The plan for a luxury hotel at Monte Gordo that was due to be built ‘almost on the beach’ has been rejected by the Portuguese Environment Agency (Agência Portuguesa do Ambiente) under instruction from the General Environmental Inspectorate (Inspeção Geral do Ambiente.)
The Hoti Hotels Group was planning to start construction of the 'Meliá de Monte Gordo' this year, under a standard cooperation Agreement with Meliá Hotels International, with an opening date of "2018 or 2019" for the four-storey building.
The company paid the council €3.6 million, after a favorable opinion from the APA, for land on which it can not build a hotel, certainly not one just 15 metres from the beach.
It was clear from the start that, unless the land was re-designated, the hotel group had little chance of getting this project past the intransigent Agência Portuguesa do Ambiente whose coastal plan is being imposed under the gimlet eye of Sebastião ‘demolition man’ Teixeira.
There was an expectation that the hotel would fit into the wider, €200 million Monte Gordo redevelopment plan even though the land in question was restricted as it was so close to the beach.
The local mayor, Vila Real de Santo António’s Luís Gomes, is urgently seeking some answers but as things stand, he has sold Hoti Hotels a pup.
The Communist Party MP, Paulo Sá, had questioned the Minister of the Environment about the beach-side hotel, especially pertinent as small houses already have been demolished on the Ria Formosa Islands because they were 'too close to the water.'
Environmental association Almargem challenged the location of the proposed hotel on 8,000m2 of a seven hectare area which was categorised only for 'sports activities.’

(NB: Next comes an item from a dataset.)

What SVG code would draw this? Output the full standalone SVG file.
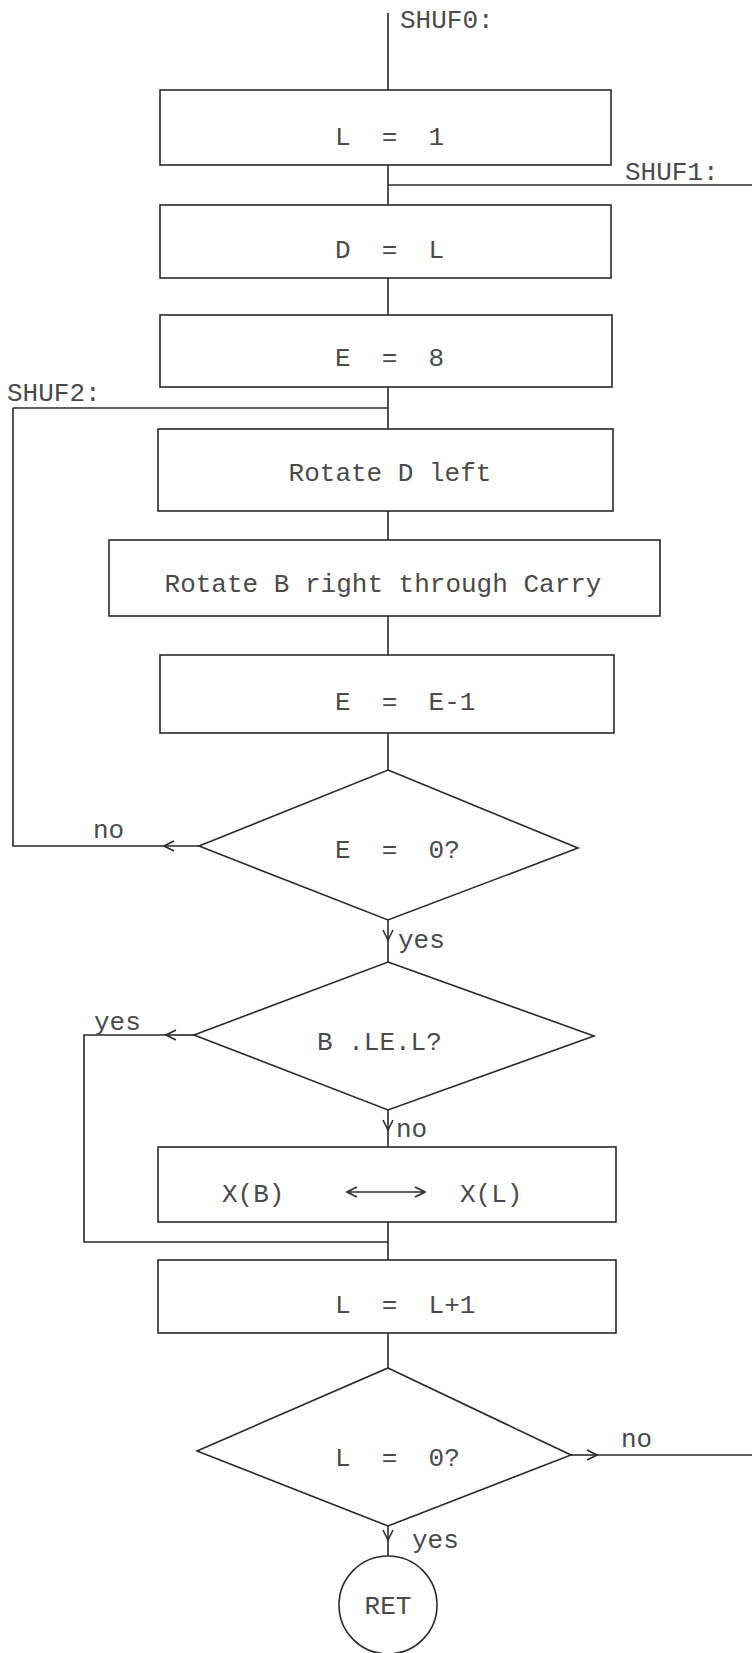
<svg xmlns="http://www.w3.org/2000/svg" width="752" height="1653" viewBox="0 0 752 1653">
<style>
.box{fill:#fff;stroke:#2a2a2a;stroke-width:1.6}
.ln{fill:none;stroke:#2a2a2a;stroke-width:1.6}
.t{font-family:"Liberation Mono","DejaVu Sans Mono",monospace;font-size:26px;fill:#4a4a4a;white-space:pre}
.m{text-anchor:middle}
</style>
<defs>
<marker id="ah" viewBox="0 0 12 12" refX="11" refY="6" markerWidth="12" markerHeight="12" markerUnits="userSpaceOnUse" orient="auto-start-reverse">
<path d="M1,1 L11,6 L1,11" fill="none" stroke="#2a2a2a" stroke-width="1.6"/>
</marker>
</defs>
<rect width="752" height="1653" fill="#fff"/>
<g id="connectors">
<path class="ln" d="M388,13 V90"/>
<path class="ln" d="M388,165 V205"/>
<path class="ln" d="M388,185 H752"/>
<path class="ln" d="M388,278 V315"/>
<path class="ln" d="M388,387 V429"/>
<path class="ln" d="M13,408 H388"/>
<path class="ln" d="M388,511 V540"/>
<path class="ln" d="M388,616 V655"/>
<path class="ln" d="M388,733 V770"/>
<path class="ln" d="M199,846 H164" marker-end="url(#ah)"/>
<path class="ln" d="M164,846 H13 V408"/>
<path class="ln" d="M388,920 V940" marker-end="url(#ah)"/>
<path class="ln" d="M388,940 V962"/>
<path class="ln" d="M194,1035 H166" marker-end="url(#ah)"/>
<path class="ln" d="M166,1035 H84 V1242 H388"/>
<path class="ln" d="M388,1110 V1130" marker-end="url(#ah)"/>
<path class="ln" d="M388,1130 V1147"/>
<path class="ln" d="M388,1222 V1260"/>
<path class="ln" d="M388,1333 V1368"/>
<path class="ln" d="M571,1455 H597" marker-end="url(#ah)"/>
<path class="ln" d="M597,1455 H752"/>
<path class="ln" d="M388,1526 V1540" marker-end="url(#ah)"/>
<path class="ln" d="M388,1540 V1556"/>
</g>
<g id="labels">
<text class="t" x="400" y="28">SHUF0:</text>
<text class="t" x="625" y="180">SHUF1:</text>
<text class="t" x="7" y="401">SHUF2:</text>
<text class="t" x="93" y="838">no</text>
<text class="t" x="398" y="948">yes</text>
<text class="t" x="94" y="1030">yes</text>
<text class="t" x="396" y="1137">no</text>
<text class="t" x="621" y="1447">no</text>
<text class="t" x="412" y="1548">yes</text>
</g>
<g id="n1"><rect class="box" x="160" y="90" width="451" height="75"/><text class="t" x="335" y="145">L  =  1</text></g>
<g id="n2"><rect class="box" x="160" y="205" width="451" height="73"/><text class="t" x="335" y="258">D  =  L</text></g>
<g id="n3"><rect class="box" x="160" y="315" width="452" height="72"/><text class="t" x="335" y="366">E  =  8</text></g>
<g id="n4"><rect class="box" x="158" y="429" width="455" height="82"/><text class="t m" x="390" y="481">Rotate D left</text></g>
<g id="n5"><rect class="box" x="109" y="540" width="551" height="76"/><text class="t m" x="383" y="592">Rotate B right through Carry</text></g>
<g id="n6"><rect class="box" x="160" y="655" width="454" height="78"/><text class="t" x="335" y="710">E  =  E-1</text></g>
<g id="n7"><polygon class="box" points="388,770 578,848 388,920 199,846"/><text class="t" x="335" y="858">E  =  0?</text></g>
<g id="n8"><polygon class="box" points="388,962 594,1036 388,1110 194,1035"/><text class="t" x="317" y="1050">B .LE.L?</text></g>
<g id="n9"><rect class="box" x="158" y="1147" width="458" height="75"/><text class="t" x="222" y="1202">X(B)</text><text class="t" x="460" y="1202">X(L)</text><path class="ln" d="M347,1192 H425" marker-start="url(#ah)" marker-end="url(#ah)"/></g>
<g id="n10"><rect class="box" x="158" y="1260" width="458" height="73"/><text class="t" x="335" y="1313">L  =  L+1</text></g>
<g id="n11"><polygon class="box" points="388,1368 571,1455 388,1526 197,1451"/><text class="t" x="335" y="1466">L  =  0?</text></g>
<g id="n12"><circle class="box" cx="388" cy="1605" r="49"/><text class="t m" x="388" y="1614">RET</text></g>
</svg>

“Why not use space already in the current urban network," asked Almargem in early May, adding that locals had lodged a legal challenge to the hotel even though the land already had been sold to the Hoti Hotel Group whose manager, Miguel Proença, has yet to respond to the rejection of his project.
Almargem is delighted as earlier its president feared the worst, commenting that “the dark clouds of dubious interests are covering the Algarve again.”